The rating downgrades stood at 9.5 per cent in H2 of 2012, which improved from 10.3 per cent in the same period a year ago, Icra said in a statement here.
However, downgrades are still at an elevated level, the agency said.
More than half of the companies downgraded began the reporting period (July 2012) with a non-investment grade rating, Icra said in a report.
"The difficulties in the operating environment also impacted the credit profiles of borrowers in the lower investment grades."
A slew of factors, both domestic as well as international, have been blamed for the gloomy economic scenario and India's GDP growth is expected to fall to 5.5 per cent levels a decadal low, this fiscal.
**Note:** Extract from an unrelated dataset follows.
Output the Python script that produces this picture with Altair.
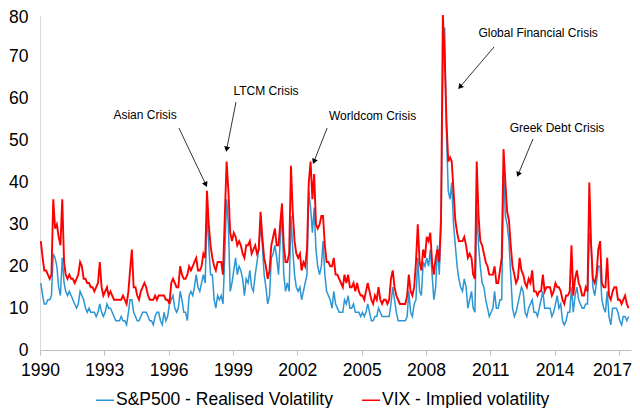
import math
import altair as alt
import pandas as pd

# ---- monthly values (1990-01 .. 2017-06) ----
vix = [
    26, 22, 19, 19, 18, 17, 18, 36, 29, 30, 27, 25,   # 1990
    36, 21, 18, 17, 18, 17, 17, 16, 17, 18, 21, 20,   # 1991
    17, 17, 16, 16, 15, 15, 14, 15, 16, 21, 15, 13,   # 1992
    14, 15, 13, 14, 13, 12, 12, 12, 12, 12, 13, 12,   # 1993
    11, 14, 19, 24, 15, 15, 13, 12, 14, 15, 16, 15,   # 1994
    13, 12, 12, 12, 13, 12, 13, 13, 13, 13, 12, 12,   # 1995
    11, 16, 17, 16, 15, 15, 20, 18, 17, 17, 18, 20,   # 1996
    19, 20, 21, 22, 19, 19, 20, 23, 22, 38, 30, 25,   # 1997
    22, 20, 19, 21, 21, 21, 18, 32, 45, 38, 28, 26,   # 1998
    28, 27, 25, 26, 25, 23, 22, 25, 25, 26, 23, 24,   # 1999
    25, 23, 24, 33, 27, 22, 20, 17, 19, 25, 27, 29,   # 2000
    25, 25, 30, 35, 25, 21, 21, 23, 44, 33, 26, 23,   # 2001
    22, 23, 19, 21, 20, 24, 40, 45, 36, 42, 30, 29,   # 2002
    30, 32, 32, 25, 21, 21, 20, 20, 22, 18, 18, 17,   # 2003
    16, 15, 18, 16, 18, 15, 15, 16, 14, 16, 14, 13,   # 2004
    13, 12, 14, 16, 14, 12, 11, 13, 12, 15, 12, 11,   # 2005
    12, 12, 11, 12, 17, 19, 15, 13, 12, 11, 11, 11,   # 2006
    11, 13, 18, 14, 13, 15, 21, 30, 21, 19, 24, 22,   # 2007
    27, 26, 28, 21, 18, 22, 24, 21, 32, 80, 70, 55,   # 2008
    45, 46, 45, 38, 31, 28, 26, 26, 26, 27, 25, 22,   # 2009
    23, 22, 18, 17, 45, 32, 26, 25, 23, 21, 20, 18,   # 2010
    18, 18, 20, 16, 16, 19, 22, 48, 40, 33, 31, 25,   # 2011
    20, 18, 16, 17, 22, 19, 18, 16, 15, 17, 16, 19,   # 2012
    14, 14, 13, 14, 14, 18, 14, 15, 15, 15, 13, 14,   # 2013
    16, 15, 15, 14, 12, 11, 13, 13, 14, 25, 13, 17,   # 2014
    19, 16, 15, 13, 13, 15, 14, 40, 25, 17, 16, 18,   # 2015
    24, 26, 16, 15, 15, 22, 13, 12, 14, 15, 15, 12,   # 2016
    12, 11, 12, 13, 11, 10,                           # 2017
]

realised = [
    16, 13, 11, 11, 12, 12, 13, 23, 22, 20, 15, 13,   # 1990
    22, 16, 14, 13, 14, 13, 12, 11, 10, 11, 14, 13,   # 1991
    12, 10, 9, 10, 9, 9, 9, 8, 9, 11, 9, 8,           # 1992
    9, 11, 10, 10, 9, 8, 7, 7, 7, 8, 7, 7,            # 1993
    6, 9, 12, 12, 9, 8, 7, 7, 8, 9, 9, 9,             # 1994
    8, 7, 7, 6, 8, 9, 9, 7, 6, 9, 7, 8,               # 1995
    11, 12, 13, 10, 9, 10, 14, 12, 9, 9, 7, 13,       # 1996
    14, 13, 15, 18, 15, 14, 16, 18, 16, 33, 25, 18,   # 1997
    18, 12, 10, 13, 12, 13, 11, 23, 36, 30, 14, 16,   # 1998
    19, 22, 18, 20, 19, 17, 13, 17, 16, 19, 15, 14,   # 1999
    18, 21, 24, 30, 25, 18, 15, 11, 13, 22, 23, 25,   # 2000
    22, 18, 26, 33, 18, 14, 16, 14, 32, 24, 18, 15,   # 2001
    14, 15, 12, 14, 16, 18, 38, 34, 28, 34, 24, 20,   # 2002
    18, 20, 26, 18, 14, 13, 12, 10, 14, 11, 10, 9,    # 2003
    9, 9, 12, 11, 13, 10, 10, 11, 9, 9, 9, 8,         # 2004
    9, 8, 9, 11, 9, 7, 7, 8, 8, 10, 9, 8,             # 2005
    8, 8, 8, 8, 11, 15, 12, 9, 7, 7, 7, 7,            # 2006
    7, 8, 14, 9, 8, 11, 12, 22, 14, 13, 21, 20,       # 2007
    22, 20, 24, 18, 12, 15, 25, 18, 30, 68, 77, 52,   # 2008
    38, 36, 40, 30, 25, 20, 17, 15, 14, 17, 15, 10,   # 2009
    12, 14, 10, 9, 34, 25, 20, 16, 15, 12, 10, 8,     # 2010
    9, 10, 14, 10, 10, 12, 12, 44, 32, 30, 26, 18,    # 2011
    10, 8, 9, 11, 13, 15, 14, 9, 8, 10, 11, 12,       # 2012
    9, 9, 8, 10, 12, 14, 10, 10, 10, 10, 8, 9,        # 2013
    11, 13, 10, 11, 7, 6, 7, 9, 9, 15, 9, 13,         # 2014
    15, 12, 11, 10, 10, 11, 11, 28, 25, 15, 13, 16,   # 2015
    20, 20, 12, 10, 9, 14, 8, 6, 10, 10, 10, 9,       # 2016
    7, 6, 8, 8, 7, 8,                                 # 2017
]

rv_label = "S&P500 - Realised Volatility"
vix_label = "VIX - Implied volatility"
series_names = [rv_label, vix_label]
series_colors = ["#2B96D3", "#FF0000"]

tick_years = list(range(1990, 2018, 3))
y_ticks = list(range(0, 81, 10))

# annotations (positions in data units: decimal year, volatility)
ann_labels = ["Asian Crisis", "LTCM Crisis", "Worldcom Crisis",
              "Global Financial Crisis", "Greek Debt Crisis"]
ann_text_year = [1994.90, 2000.54, 2005.51, 2013.23, 2014.11]
ann_text_val = [56.1, 61.9, 55.9, 75.7, 53.0]
arrow_from_year = [1996.48, 1999.14, 2003.39, 2011.18, 2012.99]
arrow_from_val = [53.0, 59.2, 53.0, 72.4, 50.4]
arrow_to_year = [1997.79, 1998.68, 2002.73, 2009.50, 2012.25]
arrow_to_val = [38.9, 47.3, 44.4, 62.3, 41.3]

# ---- build tables ----
n = len(vix)
dates = pd.date_range("1990-01-01", periods=n, freq="MS") + pd.Timedelta(days=14)
df = pd.DataFrame({
    "date": list(dates) * 2,
    "value": realised + vix,
    "series": [rv_label] * n + [vix_label] * n,
})

origin = pd.Timestamp("1990-01-01")
dom_end = pd.Timestamp("2017-07-25")
W, H = 591, 335
px_per_year = W / ((dom_end - origin).days / 365.25)
px_per_unit = H / 80.0


def yr2ts(y):
    return origin + pd.Timedelta(days=(y - 1990) * 365.25)


txt_df = pd.DataFrame({
    "label": ann_labels,
    "date": [yr2ts(y) for y in ann_text_year],
    "value": ann_text_val,
})

rule_rows, head_rows = [], []
tri_h = 2.8
for fy, fv, ty, tv in zip(arrow_from_year, arrow_from_val, arrow_to_year, arrow_to_val):
    dx = (ty - fy) * px_per_year
    dy = -(tv - fv) * px_per_unit
    L = math.hypot(dx, dy)
    ux, uy = dx / L, dy / L
    ang = math.degrees(math.atan2(dx, -dy)) % 360
    cy = ty - ux * tri_h / px_per_year
    cv = tv + uy * tri_h / px_per_unit
    rule_rows.append({"date": yr2ts(fy), "value": fv, "date2": yr2ts(ty - ux * 3 / px_per_year),
                      "value2": tv + uy * 3 / px_per_unit})
    head_rows.append({"date": yr2ts(cy), "value": cv, "angle": ang})
rule_df = pd.DataFrame(rule_rows)
head_df = pd.DataFrame(head_rows)

# ---- chart ----
x_scale = alt.Scale(domain=[alt.DateTime(year=1990, month=1, date=1),
                            alt.DateTime(year=2017, month=7, date=25)])
y_scale = alt.Scale(domain=[0, 80], nice=False)

last_tick_ms = int((pd.Timestamp("2016-06-01") - pd.Timestamp("1970-01-01")).total_seconds() * 1000)

x_enc = alt.X("date:T", scale=x_scale,
              axis=alt.Axis(values=[alt.DateTime(year=y, month=1, date=1) for y in tick_years],
                            format="%Y", title=None, labelFlush=False,
                            labelOffset={"condition": {"test": f"datum.value > {last_tick_ms}", "value": -7},
                                         "value": 0}))
y_enc = alt.Y("value:Q", scale=y_scale,
              axis=alt.Axis(values=y_ticks, title=None,
                            labelOffset={"condition": {"test": "datum.value >= 80", "value": 2.5},
                                         "value": 0}))

color = alt.Color(
    "series:N",
    scale=alt.Scale(domain=series_names, range=series_colors),
    legend=alt.Legend(
        title=None, orient="none", legendX=55, legendY=375, direction="horizontal",
        columns=2, symbolType="stroke", symbolSize=324, symbolStrokeWidth=1.5,
        labelFontSize=17.5, labelLimit=500, labelOffset=1, columnPadding=26,
        padding=0, labelColor="#000",
    ),
)

base = alt.Chart(df)
rv_line = base.transform_filter(alt.datum.series == rv_label).mark_line(
    strokeWidth=1.5).encode(x=x_enc, y=y_enc, color=color)
vix_line = base.transform_filter(alt.datum.series == vix_label).mark_line(
    strokeWidth=1.9).encode(x=x_enc, y=y_enc, color=color)

ax_x = alt.X("date:T", title=None)
ax_y = alt.Y("value:Q", title=None)

texts = alt.Chart(txt_df).mark_text(
    fontSize=12, color="#000", align="center", baseline="middle"
).encode(x=ax_x, y=ax_y, text="label:N")

rules = alt.Chart(rule_df).mark_rule(color="#000", strokeWidth=0.8).encode(
    x=ax_x, y=ax_y, x2="date2:T", y2="value2:Q")

heads = alt.Chart(head_df).mark_point(
    shape="triangle-up", filled=True, color="#000", size=36, opacity=1
).encode(x=ax_x, y=ax_y, angle=alt.Angle("angle:Q", scale=None))

chart = alt.layer(rv_line, vix_line, rules, heads, texts).properties(
    width=W, height=H,
    autosize=alt.AutoSizeParams(type="none"),
    padding={"left": 32, "top": 7, "right": 1, "bottom": 58},
).configure(font="Liberation Sans").configure_view(stroke=None).configure_axis(
    grid=False, labelFontSize=17.5, labelColor="#000", labelFont="Liberation Sans",
).configure_axisX(
    tickSize=5, tickColor="#BFBFBF", domainColor="#BFBFBF", labelPadding=6,
).configure_axisY(
    ticks=False, tickSize=0, domainColor="#D9D9D9", labelPadding=12,
).configure_legend(labelFont="Liberation Sans")

chart.save("out.html", embed_options={"renderer": "svg", "actions": False})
The sectors which witnessed the maximum downgrades included textiles, power and power-related infrastructure firms, engineering companies, hotels and auto ancillaries, it said, adding the upgrades were not sector-specific but driven by company-specific factors.
"An improving economic outlook and moderation in inflation could alleviate the pressures on the credit profiles of companies," it said, adding going forward, the trend of a slowdown in rating downgrades is likely to continue.
A moderation in inflation which will lead the RBI to soften its rates and hence bring down borrowing costs for companies, the rating outfit said.
However, the agency maintained a negative credit outlook on sectors like metals and mining, construction, power and capital goods.